Here's the setup, the RO tank is downstairs in the basement, and the sump is underneath the tank - max head height is 10-12'. This pump's job is to auto-top-off the system. The pump we bought last less than 3 months, not sure if the pump failed or if failed in this application. The pump is an Aqutec 550 series super flow.

Can anyone recommend a better pump, something that will last the test of time - any help is greatly appreciated.


Thanks,
Aaron


----------



## FrankS (Dec 11, 2013)

I have my RO in the basement and pump to my mainfloor. My setup is only about 1 month old but seems to be working fine. I pump from my holding tank using a maxijet 1200 to a 5 gallon plastic water bottle that is about 5 feet up and 10 feet horizontally away from the reservoir. I have a Tunze Ozomolator, so I drilled a hole in the side of the 5 gallon container and dropped in the pump and pump up the water (about 3-4 feet) plus 4-5 feet horizontally to my sump. Every 2 days I top off the water bottle.

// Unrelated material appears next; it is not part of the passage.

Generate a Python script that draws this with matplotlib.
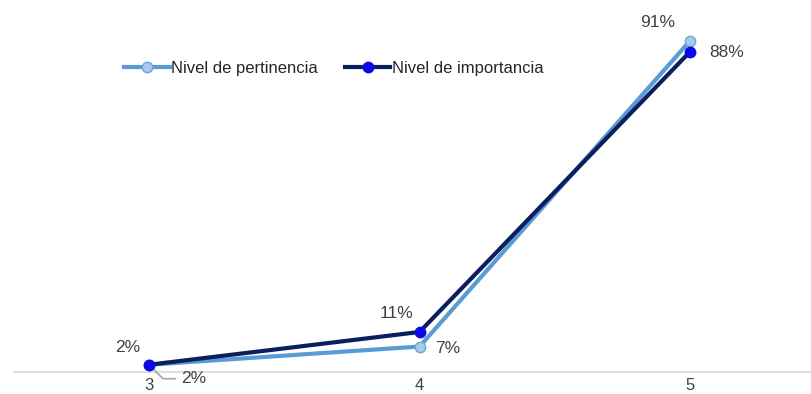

Works like a charm! (and I don't have to worry flooding)


----------



## fesso clown (Nov 15, 2011)

Probably a bit expensive but a Litremetre would be what I would get (if I had your requirements and I had the cash).
http://spectrapure.com/LiterMeter-III-Water-Exchange-Module

EDIT: the pump I linked to might not be the correct Litremetre model for you application.


----------



## fury165 (Aug 21, 2010)

fesso clown said:


> Probably a bit expensive but a Litremetre would be what I would get (if I had your requirements and I had the cash).
> http://spectrapure.com/LiterMeter-III-Water-Exchange-Module
> 
> EDIT: the pump I linked to might not be the correct Litremetre model for you application.


+1 on a litermeter and you are correct, that isn't the right one. For that one, you have to start with the base unit that has the computer in it 
http://www.bulkreefsupply.com/litermeter-iii-dosing-pump.html

This is the standalone ATO unit
http://spectrapure.com/DOSING-TOP-O...op-Off-System-UPLC-II-Liquid-Level-Controller

Either way, the pumps can pump up to 60ft.


----------



## NVES (Apr 21, 2010)

Any other suggestions - I need to replace this pump asap.

Thanks,
Aaron


----------